Exercise task:
Look through the data below and output, unchanged, every line from the one holding "Reproduce this chart with matplotlib." through the one holding "ax.axhline(t, color='#444444', lw=1.2, ls=(0, (1, 2)), zorder=1)", inclusive. Skip the pictures.

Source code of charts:
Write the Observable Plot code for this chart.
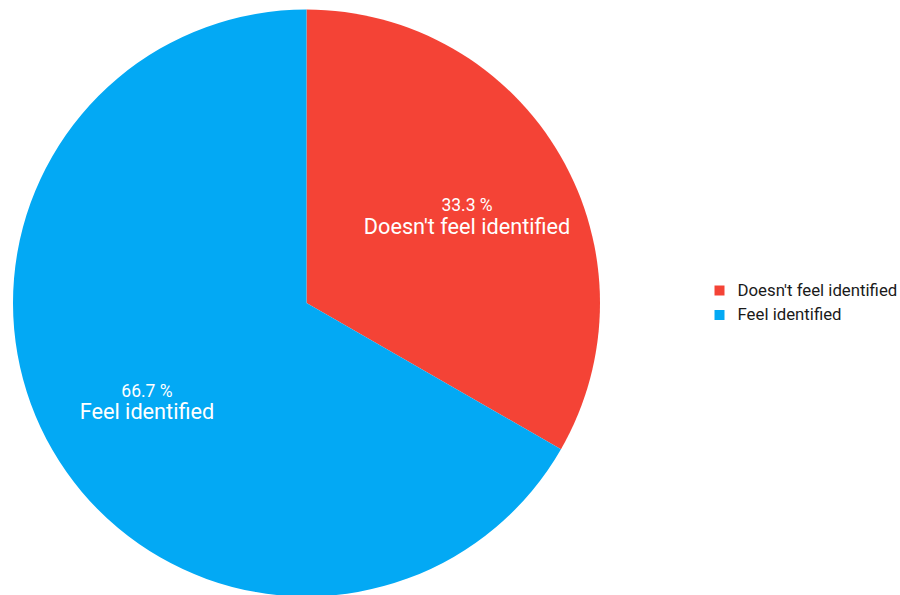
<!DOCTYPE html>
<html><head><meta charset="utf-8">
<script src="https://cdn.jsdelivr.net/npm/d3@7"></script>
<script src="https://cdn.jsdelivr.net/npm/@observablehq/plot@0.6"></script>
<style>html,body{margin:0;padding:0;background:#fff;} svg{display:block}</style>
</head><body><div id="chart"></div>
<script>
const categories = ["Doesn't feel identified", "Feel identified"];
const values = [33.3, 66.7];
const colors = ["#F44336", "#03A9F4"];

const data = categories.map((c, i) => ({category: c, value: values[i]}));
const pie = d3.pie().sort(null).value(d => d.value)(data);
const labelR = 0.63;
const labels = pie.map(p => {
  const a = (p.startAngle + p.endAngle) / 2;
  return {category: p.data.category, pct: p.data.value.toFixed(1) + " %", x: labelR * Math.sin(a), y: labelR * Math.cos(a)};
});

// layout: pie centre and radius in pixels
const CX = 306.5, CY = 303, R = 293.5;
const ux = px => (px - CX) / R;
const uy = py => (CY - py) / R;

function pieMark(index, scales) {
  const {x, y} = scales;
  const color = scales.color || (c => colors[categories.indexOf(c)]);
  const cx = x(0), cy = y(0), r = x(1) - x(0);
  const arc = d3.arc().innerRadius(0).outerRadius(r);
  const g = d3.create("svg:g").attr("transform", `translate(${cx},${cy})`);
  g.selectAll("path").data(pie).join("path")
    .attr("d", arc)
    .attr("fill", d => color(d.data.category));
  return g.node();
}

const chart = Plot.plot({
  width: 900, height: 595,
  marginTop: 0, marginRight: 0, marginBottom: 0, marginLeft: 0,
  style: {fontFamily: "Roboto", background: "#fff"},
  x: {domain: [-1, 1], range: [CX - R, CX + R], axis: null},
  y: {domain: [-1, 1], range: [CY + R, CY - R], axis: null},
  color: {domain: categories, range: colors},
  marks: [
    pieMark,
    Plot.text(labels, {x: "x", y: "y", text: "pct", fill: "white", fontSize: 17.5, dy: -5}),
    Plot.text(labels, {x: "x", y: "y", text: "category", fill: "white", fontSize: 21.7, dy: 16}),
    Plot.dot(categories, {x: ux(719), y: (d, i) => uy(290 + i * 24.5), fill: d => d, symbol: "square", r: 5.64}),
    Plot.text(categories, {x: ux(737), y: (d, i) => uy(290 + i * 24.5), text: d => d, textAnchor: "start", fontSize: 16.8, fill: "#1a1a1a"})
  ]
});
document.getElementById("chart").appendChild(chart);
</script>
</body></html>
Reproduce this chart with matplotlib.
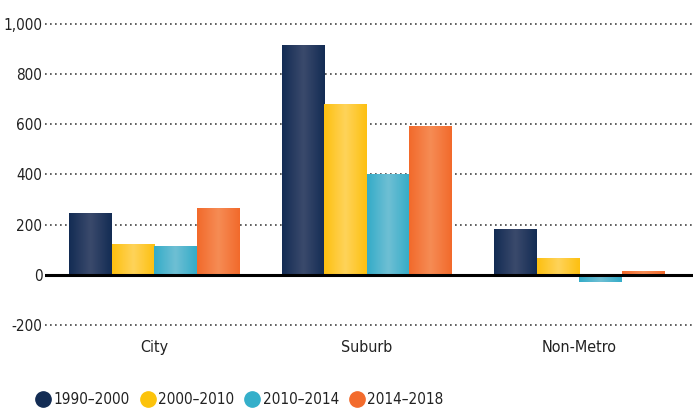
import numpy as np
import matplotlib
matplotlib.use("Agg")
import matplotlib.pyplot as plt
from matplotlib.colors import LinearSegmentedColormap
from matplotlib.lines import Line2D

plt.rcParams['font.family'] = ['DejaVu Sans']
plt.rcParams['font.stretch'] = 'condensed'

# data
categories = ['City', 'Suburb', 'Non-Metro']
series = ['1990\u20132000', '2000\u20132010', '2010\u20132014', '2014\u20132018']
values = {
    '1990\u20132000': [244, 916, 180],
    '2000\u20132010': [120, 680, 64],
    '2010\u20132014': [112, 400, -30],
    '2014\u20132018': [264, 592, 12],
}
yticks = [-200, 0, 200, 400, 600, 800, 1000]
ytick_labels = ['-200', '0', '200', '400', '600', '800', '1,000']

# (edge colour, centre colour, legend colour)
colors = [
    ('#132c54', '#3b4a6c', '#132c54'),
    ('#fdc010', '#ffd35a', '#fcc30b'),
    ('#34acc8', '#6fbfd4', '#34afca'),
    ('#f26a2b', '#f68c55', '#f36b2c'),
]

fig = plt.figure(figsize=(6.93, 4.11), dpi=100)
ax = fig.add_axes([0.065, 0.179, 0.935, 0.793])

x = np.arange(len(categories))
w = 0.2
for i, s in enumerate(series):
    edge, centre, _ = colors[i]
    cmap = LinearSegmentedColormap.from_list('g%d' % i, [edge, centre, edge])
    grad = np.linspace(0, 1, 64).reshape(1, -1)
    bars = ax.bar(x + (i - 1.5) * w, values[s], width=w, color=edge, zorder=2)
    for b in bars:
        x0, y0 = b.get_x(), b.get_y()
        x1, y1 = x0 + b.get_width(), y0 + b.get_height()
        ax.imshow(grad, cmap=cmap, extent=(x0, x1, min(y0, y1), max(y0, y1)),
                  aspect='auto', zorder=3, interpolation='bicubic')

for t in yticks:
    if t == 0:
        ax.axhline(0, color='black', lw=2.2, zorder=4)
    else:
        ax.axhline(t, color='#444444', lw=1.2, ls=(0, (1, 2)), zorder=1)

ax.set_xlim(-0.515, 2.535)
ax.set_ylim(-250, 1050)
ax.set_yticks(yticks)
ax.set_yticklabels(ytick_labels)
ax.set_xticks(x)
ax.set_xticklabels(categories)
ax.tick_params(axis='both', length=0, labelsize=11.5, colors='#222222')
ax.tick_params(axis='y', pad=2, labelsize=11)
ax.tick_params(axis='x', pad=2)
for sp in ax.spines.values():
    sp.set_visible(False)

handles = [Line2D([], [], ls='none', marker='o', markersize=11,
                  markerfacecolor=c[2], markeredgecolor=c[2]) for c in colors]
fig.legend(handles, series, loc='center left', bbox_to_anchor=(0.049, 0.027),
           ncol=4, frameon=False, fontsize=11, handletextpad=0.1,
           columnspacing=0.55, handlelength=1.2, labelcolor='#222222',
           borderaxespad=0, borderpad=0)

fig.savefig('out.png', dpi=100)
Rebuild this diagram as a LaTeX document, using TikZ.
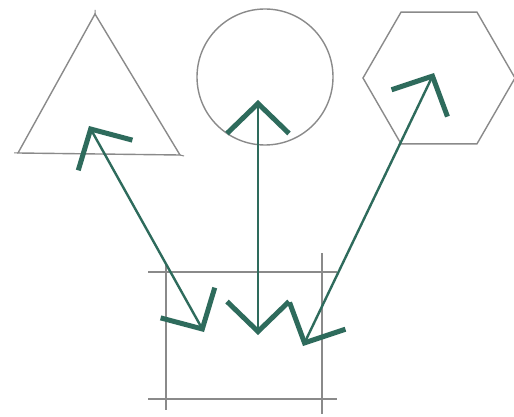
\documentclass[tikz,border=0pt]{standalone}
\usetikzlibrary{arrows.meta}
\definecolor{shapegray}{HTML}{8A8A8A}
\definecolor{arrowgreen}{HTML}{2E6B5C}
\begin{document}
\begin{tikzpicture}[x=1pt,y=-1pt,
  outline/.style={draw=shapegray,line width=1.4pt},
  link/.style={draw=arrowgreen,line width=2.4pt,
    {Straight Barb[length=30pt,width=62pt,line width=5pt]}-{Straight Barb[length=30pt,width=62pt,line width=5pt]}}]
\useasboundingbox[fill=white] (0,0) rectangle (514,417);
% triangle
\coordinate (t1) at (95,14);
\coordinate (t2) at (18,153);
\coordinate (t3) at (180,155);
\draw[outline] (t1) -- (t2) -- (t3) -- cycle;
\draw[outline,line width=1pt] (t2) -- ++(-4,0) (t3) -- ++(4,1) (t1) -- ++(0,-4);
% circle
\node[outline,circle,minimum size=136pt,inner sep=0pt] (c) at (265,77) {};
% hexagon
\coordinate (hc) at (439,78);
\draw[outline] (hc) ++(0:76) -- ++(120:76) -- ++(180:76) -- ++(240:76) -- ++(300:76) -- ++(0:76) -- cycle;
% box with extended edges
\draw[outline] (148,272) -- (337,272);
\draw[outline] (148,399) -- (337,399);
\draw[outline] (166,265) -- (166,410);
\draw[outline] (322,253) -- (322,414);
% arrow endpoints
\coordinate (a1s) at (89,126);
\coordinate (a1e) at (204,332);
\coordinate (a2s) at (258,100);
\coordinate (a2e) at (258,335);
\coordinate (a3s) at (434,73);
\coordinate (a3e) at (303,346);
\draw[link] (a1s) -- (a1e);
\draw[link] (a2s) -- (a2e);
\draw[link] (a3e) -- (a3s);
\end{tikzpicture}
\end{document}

Solution for this exercise:
Reproduce this chart with matplotlib.
import numpy as np
import matplotlib
matplotlib.use("Agg")
import matplotlib.pyplot as plt
from matplotlib.colors import LinearSegmentedColormap
from matplotlib.lines import Line2D

plt.rcParams['font.family'] = ['DejaVu Sans']
plt.rcParams['font.stretch'] = 'condensed'

# data
categories = ['City', 'Suburb', 'Non-Metro']
series = ['1990\u20132000', '2000\u20132010', '2010\u20132014', '2014\u20132018']
values = {
    '1990\u20132000': [244, 916, 180],
    '2000\u20132010': [120, 680, 64],
    '2010\u20132014': [112, 400, -30],
    '2014\u20132018': [264, 592, 12],
}
yticks = [-200, 0, 200, 400, 600, 800, 1000]
ytick_labels = ['-200', '0', '200', '400', '600', '800', '1,000']

# (edge colour, centre colour, legend colour)
colors = [
    ('#132c54', '#3b4a6c', '#132c54'),
    ('#fdc010', '#ffd35a', '#fcc30b'),
    ('#34acc8', '#6fbfd4', '#34afca'),
    ('#f26a2b', '#f68c55', '#f36b2c'),
]

fig = plt.figure(figsize=(6.93, 4.11), dpi=100)
ax = fig.add_axes([0.065, 0.179, 0.935, 0.793])

x = np.arange(len(categories))
w = 0.2
for i, s in enumerate(series):
    edge, centre, _ = colors[i]
    cmap = LinearSegmentedColormap.from_list('g%d' % i, [edge, centre, edge])
    grad = np.linspace(0, 1, 64).reshape(1, -1)
    bars = ax.bar(x + (i - 1.5) * w, values[s], width=w, color=edge, zorder=2)
    for b in bars:
        x0, y0 = b.get_x(), b.get_y()
        x1, y1 = x0 + b.get_width(), y0 + b.get_height()
        ax.imshow(grad, cmap=cmap, extent=(x0, x1, min(y0, y1), max(y0, y1)),
                  aspect='auto', zorder=3, interpolation='bicubic')

for t in yticks:
    if t == 0:
        ax.axhline(0, color='black', lw=2.2, zorder=4)
    else:
        ax.axhline(t, color='#444444', lw=1.2, ls=(0, (1, 2)), zorder=1)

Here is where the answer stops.